-- Requirement --
Without any pictures, restate the lines from the one containing "Give me the TikZ source for this diagram." to the one containing "(222,267) rectangle (596,307);", word for word, ends included.
** Start **
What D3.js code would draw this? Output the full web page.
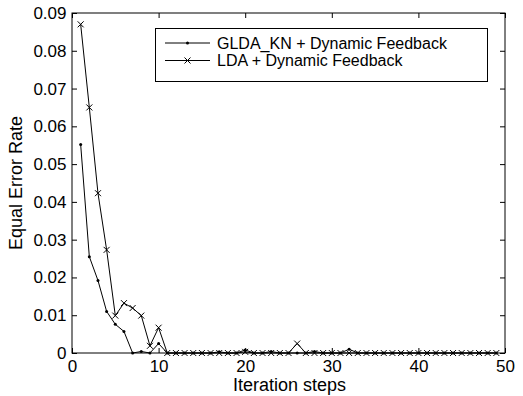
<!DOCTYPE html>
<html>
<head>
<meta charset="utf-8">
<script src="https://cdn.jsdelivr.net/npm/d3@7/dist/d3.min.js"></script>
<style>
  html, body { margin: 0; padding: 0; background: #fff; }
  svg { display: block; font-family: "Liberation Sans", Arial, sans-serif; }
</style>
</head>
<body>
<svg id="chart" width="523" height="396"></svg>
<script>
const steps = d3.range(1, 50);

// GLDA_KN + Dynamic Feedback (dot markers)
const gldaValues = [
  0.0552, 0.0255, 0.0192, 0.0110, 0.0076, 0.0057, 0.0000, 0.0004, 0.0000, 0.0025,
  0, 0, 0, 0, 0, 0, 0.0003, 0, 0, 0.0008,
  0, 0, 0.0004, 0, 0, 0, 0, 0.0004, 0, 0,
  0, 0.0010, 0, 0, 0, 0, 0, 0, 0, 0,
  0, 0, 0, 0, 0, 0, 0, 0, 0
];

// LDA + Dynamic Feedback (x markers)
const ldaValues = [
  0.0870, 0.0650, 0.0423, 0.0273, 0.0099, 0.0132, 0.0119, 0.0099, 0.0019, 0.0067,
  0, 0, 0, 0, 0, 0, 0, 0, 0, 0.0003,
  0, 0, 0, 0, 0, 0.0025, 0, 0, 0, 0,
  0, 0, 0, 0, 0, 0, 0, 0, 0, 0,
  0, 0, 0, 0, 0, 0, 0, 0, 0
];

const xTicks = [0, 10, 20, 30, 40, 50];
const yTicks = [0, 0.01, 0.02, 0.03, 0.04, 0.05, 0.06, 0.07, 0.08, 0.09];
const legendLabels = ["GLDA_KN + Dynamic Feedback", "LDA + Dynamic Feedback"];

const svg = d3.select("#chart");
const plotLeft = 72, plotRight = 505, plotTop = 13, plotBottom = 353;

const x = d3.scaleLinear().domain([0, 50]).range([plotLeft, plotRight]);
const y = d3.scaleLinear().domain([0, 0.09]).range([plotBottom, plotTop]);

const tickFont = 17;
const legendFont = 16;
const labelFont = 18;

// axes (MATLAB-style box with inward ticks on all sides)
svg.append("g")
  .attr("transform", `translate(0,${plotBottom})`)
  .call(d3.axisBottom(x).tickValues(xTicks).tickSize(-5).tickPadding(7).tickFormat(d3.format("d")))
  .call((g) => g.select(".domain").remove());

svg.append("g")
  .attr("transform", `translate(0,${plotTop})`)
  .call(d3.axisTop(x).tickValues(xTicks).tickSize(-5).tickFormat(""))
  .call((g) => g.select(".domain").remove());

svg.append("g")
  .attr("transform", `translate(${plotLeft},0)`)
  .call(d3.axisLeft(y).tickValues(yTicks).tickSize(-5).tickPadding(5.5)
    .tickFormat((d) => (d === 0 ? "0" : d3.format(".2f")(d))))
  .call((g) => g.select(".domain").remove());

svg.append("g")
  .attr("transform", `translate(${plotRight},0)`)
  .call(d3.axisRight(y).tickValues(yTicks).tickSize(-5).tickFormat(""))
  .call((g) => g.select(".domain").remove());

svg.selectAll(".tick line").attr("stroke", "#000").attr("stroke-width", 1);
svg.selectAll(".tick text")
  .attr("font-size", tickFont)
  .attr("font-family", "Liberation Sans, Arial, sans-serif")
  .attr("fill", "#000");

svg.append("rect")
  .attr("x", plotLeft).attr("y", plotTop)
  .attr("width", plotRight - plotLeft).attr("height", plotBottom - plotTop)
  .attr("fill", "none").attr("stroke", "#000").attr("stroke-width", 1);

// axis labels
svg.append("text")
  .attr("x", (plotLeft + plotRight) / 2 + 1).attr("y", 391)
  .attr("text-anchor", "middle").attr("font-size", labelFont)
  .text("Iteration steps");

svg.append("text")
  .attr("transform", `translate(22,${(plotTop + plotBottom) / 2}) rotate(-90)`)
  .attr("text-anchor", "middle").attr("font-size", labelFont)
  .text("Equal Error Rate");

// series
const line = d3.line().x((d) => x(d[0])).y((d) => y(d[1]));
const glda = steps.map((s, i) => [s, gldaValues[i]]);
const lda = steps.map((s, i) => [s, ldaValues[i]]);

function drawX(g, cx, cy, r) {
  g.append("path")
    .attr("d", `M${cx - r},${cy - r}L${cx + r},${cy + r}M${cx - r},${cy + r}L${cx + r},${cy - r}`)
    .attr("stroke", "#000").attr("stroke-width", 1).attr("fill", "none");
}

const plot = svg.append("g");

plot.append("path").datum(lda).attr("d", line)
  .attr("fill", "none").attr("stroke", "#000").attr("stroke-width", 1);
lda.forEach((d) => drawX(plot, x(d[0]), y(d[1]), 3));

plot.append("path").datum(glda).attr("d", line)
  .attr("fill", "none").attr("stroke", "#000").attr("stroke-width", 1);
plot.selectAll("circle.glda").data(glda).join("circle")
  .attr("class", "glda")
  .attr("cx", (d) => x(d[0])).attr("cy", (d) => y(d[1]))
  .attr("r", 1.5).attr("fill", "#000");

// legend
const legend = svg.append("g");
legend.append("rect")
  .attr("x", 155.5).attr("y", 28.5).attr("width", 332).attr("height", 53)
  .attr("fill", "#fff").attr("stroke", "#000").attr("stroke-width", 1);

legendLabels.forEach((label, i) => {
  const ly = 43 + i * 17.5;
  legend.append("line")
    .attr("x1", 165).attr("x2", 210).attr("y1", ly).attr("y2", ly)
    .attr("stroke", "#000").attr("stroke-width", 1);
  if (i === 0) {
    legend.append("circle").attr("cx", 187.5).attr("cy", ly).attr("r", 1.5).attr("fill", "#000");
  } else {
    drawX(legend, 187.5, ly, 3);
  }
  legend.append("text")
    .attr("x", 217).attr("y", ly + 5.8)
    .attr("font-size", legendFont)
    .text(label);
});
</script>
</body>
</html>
** End **
** Start **
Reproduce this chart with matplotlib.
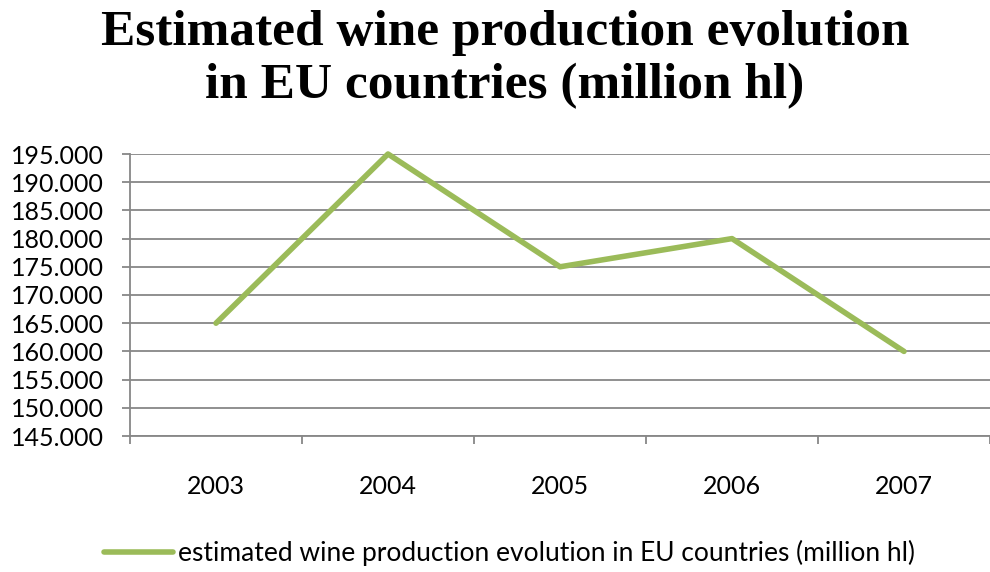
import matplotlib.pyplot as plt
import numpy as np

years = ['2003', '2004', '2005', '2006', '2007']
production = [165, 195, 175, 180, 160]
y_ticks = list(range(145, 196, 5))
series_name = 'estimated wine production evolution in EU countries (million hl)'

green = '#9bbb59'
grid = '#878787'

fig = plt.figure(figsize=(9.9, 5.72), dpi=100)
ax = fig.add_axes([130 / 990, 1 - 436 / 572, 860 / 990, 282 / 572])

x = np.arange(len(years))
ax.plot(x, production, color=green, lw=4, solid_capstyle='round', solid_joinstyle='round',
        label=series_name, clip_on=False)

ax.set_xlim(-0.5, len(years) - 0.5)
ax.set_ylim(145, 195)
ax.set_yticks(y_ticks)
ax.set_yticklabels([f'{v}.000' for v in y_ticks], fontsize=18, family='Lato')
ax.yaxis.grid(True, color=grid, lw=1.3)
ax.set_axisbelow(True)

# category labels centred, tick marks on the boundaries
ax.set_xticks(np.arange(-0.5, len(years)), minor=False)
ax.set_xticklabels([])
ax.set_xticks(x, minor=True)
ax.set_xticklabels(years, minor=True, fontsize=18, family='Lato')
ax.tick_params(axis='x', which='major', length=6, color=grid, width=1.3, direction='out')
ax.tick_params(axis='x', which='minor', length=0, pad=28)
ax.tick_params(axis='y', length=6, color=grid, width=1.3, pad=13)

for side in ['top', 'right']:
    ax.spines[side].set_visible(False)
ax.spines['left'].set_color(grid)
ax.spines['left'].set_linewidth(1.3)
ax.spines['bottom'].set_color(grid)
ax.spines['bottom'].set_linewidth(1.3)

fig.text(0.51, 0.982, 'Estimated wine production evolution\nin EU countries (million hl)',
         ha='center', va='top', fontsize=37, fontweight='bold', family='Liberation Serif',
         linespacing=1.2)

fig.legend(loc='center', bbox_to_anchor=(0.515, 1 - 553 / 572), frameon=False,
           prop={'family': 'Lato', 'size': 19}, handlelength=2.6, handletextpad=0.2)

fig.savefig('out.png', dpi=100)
** End **
** Start **
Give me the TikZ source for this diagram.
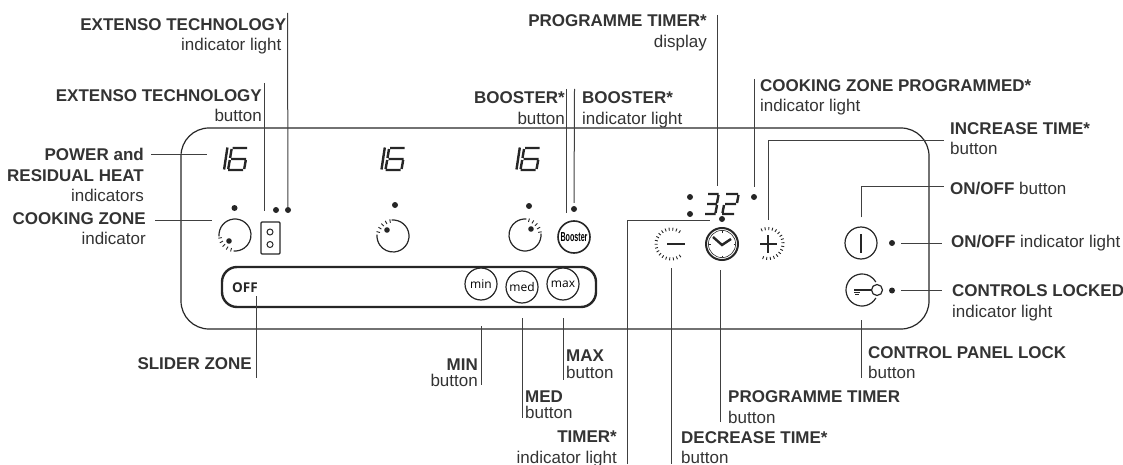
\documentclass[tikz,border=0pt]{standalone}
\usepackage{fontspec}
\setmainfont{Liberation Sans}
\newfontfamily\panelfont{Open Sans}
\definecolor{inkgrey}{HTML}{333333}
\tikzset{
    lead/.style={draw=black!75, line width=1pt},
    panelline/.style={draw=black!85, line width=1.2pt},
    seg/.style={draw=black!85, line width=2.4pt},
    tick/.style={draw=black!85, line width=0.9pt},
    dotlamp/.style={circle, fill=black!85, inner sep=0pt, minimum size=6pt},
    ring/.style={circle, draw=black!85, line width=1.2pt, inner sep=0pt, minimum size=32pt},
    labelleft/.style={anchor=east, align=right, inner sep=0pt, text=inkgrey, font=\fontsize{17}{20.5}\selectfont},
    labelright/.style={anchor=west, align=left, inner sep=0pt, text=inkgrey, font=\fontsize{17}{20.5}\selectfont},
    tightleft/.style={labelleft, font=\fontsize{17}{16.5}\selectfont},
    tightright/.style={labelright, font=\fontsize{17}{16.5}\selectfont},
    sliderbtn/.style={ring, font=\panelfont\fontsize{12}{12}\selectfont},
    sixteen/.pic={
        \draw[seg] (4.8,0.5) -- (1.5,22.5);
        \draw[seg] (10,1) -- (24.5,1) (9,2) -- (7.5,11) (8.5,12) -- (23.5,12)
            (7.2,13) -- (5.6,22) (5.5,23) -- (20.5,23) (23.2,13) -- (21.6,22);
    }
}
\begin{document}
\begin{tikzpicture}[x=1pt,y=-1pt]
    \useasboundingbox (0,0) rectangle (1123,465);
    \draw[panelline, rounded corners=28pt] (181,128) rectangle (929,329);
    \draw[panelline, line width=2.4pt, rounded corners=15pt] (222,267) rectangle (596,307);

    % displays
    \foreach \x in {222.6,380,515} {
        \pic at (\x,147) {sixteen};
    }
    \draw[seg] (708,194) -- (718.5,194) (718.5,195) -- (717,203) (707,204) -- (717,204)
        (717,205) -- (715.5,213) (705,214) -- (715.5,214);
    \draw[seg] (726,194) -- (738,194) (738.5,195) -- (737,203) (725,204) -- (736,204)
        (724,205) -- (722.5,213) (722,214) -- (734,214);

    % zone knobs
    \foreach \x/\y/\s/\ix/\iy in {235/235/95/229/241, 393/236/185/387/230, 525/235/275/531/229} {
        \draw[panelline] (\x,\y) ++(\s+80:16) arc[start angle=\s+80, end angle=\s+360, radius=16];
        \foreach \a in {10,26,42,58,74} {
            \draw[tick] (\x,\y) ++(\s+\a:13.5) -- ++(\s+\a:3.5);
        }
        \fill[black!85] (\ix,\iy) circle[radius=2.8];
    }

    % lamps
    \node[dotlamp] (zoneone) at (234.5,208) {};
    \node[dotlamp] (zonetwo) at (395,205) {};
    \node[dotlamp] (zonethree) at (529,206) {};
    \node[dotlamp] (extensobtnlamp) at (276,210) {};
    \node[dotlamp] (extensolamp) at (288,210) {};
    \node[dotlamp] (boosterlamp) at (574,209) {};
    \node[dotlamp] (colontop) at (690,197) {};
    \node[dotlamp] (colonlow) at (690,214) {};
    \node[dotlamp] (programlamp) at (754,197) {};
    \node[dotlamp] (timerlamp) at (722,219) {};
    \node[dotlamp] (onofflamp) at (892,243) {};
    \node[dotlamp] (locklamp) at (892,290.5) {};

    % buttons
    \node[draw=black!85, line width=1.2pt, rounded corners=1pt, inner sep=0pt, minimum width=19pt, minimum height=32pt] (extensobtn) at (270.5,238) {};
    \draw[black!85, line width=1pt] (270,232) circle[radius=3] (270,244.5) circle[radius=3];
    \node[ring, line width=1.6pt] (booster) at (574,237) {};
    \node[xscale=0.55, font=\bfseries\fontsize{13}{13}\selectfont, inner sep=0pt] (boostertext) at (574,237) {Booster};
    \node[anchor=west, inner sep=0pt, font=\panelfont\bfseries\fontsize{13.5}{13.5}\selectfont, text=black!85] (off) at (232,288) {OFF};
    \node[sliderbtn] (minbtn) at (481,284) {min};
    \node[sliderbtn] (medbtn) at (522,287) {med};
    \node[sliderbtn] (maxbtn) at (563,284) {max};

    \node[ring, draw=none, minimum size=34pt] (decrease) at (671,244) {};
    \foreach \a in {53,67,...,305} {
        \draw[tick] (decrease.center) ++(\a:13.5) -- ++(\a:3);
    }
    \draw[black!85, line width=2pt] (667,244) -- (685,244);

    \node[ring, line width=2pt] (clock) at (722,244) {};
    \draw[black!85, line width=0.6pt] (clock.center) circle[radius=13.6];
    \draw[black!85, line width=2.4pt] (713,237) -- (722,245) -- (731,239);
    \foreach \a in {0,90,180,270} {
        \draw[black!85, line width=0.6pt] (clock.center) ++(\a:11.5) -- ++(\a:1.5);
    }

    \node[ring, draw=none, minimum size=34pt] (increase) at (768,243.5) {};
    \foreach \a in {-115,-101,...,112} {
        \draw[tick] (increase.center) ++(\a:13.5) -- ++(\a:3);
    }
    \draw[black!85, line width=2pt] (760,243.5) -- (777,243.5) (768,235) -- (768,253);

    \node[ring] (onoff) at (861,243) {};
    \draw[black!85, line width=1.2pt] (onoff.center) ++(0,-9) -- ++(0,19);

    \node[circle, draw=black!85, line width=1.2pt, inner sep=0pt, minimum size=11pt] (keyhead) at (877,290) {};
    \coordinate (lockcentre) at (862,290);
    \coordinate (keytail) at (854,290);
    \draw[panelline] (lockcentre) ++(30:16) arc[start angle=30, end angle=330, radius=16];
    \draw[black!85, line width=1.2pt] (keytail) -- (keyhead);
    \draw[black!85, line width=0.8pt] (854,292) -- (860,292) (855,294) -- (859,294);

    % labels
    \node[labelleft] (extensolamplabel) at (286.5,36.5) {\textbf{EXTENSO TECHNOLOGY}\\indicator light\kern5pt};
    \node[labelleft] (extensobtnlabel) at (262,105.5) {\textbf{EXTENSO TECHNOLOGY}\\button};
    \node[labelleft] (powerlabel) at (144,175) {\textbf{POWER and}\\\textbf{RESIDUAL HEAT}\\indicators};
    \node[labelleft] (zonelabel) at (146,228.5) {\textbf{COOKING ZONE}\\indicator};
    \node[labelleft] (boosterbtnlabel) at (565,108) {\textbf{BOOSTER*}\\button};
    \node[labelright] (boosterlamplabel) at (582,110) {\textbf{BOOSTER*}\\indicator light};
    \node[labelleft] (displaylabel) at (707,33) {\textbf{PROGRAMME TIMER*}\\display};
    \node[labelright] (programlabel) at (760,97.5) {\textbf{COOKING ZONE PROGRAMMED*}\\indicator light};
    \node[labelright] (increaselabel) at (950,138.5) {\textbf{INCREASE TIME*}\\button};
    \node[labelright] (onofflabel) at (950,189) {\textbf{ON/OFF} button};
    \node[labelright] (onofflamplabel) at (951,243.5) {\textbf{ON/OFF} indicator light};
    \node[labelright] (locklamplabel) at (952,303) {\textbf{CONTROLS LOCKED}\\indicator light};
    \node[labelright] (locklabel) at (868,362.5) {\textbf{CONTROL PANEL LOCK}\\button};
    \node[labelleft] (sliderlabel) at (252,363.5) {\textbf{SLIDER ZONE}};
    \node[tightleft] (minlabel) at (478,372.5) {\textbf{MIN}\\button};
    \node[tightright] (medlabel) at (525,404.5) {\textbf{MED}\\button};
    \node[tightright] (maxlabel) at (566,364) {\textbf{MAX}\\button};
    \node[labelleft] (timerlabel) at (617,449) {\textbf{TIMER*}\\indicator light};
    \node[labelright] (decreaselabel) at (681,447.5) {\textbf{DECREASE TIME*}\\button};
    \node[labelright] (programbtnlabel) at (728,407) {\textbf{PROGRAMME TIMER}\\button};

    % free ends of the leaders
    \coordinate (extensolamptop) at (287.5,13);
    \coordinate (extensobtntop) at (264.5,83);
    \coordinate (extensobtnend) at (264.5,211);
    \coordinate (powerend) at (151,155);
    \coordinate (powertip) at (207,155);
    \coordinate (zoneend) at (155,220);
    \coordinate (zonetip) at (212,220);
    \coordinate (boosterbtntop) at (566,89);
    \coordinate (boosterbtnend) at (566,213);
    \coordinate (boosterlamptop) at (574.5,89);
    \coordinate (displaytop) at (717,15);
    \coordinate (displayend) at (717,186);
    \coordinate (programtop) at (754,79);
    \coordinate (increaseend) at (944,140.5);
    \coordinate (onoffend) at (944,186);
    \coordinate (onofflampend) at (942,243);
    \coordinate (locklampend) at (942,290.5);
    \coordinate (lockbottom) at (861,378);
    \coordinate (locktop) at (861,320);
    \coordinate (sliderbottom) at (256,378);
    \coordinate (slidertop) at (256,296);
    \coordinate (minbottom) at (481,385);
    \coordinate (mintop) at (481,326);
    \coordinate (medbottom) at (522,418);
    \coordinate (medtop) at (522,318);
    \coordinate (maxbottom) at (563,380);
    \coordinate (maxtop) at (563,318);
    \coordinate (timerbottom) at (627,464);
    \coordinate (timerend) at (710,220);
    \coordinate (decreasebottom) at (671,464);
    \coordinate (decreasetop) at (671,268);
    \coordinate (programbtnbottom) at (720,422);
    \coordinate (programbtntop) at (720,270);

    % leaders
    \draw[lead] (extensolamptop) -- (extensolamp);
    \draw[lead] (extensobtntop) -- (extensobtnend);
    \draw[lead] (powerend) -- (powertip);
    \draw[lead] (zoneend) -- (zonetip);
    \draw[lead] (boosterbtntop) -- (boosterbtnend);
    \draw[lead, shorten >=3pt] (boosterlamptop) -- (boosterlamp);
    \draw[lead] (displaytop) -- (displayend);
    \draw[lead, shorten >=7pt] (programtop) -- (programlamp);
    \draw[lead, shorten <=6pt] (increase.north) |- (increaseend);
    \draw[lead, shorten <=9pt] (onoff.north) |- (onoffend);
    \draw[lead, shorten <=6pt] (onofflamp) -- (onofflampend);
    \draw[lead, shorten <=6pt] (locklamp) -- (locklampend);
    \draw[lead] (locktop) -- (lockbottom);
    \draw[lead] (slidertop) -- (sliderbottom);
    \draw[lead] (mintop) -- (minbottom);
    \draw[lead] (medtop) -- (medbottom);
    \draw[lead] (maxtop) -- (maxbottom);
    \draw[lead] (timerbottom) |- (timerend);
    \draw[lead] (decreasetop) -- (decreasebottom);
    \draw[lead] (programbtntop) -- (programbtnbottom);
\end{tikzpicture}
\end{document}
** End **
-- Response to this exercise --
Give me the TikZ source for this diagram.
\documentclass[tikz,border=0pt]{standalone}
\usepackage{fontspec}
\setmainfont{Liberation Sans}
\newfontfamily\panelfont{Open Sans}
\definecolor{inkgrey}{HTML}{333333}
\tikzset{
    lead/.style={draw=black!75, line width=1pt},
    panelline/.style={draw=black!85, line width=1.2pt},
    seg/.style={draw=black!85, line width=2.4pt},
    tick/.style={draw=black!85, line width=0.9pt},
    dotlamp/.style={circle, fill=black!85, inner sep=0pt, minimum size=6pt},
    ring/.style={circle, draw=black!85, line width=1.2pt, inner sep=0pt, minimum size=32pt},
    labelleft/.style={anchor=east, align=right, inner sep=0pt, text=inkgrey, font=\fontsize{17}{20.5}\selectfont},
    labelright/.style={anchor=west, align=left, inner sep=0pt, text=inkgrey, font=\fontsize{17}{20.5}\selectfont},
    tightleft/.style={labelleft, font=\fontsize{17}{16.5}\selectfont},
    tightright/.style={labelright, font=\fontsize{17}{16.5}\selectfont},
    sliderbtn/.style={ring, font=\panelfont\fontsize{12}{12}\selectfont},
    sixteen/.pic={
        \draw[seg] (4.8,0.5) -- (1.5,22.5);
        \draw[seg] (10,1) -- (24.5,1) (9,2) -- (7.5,11) (8.5,12) -- (23.5,12)
            (7.2,13) -- (5.6,22) (5.5,23) -- (20.5,23) (23.2,13) -- (21.6,22);
    }
}
\begin{document}
\begin{tikzpicture}[x=1pt,y=-1pt]
    \useasboundingbox (0,0) rectangle (1123,465);
    \draw[panelline, rounded corners=28pt] (181,128) rectangle (929,329);
    \draw[panelline, line width=2.4pt, rounded corners=15pt] (222,267) rectangle (596,307);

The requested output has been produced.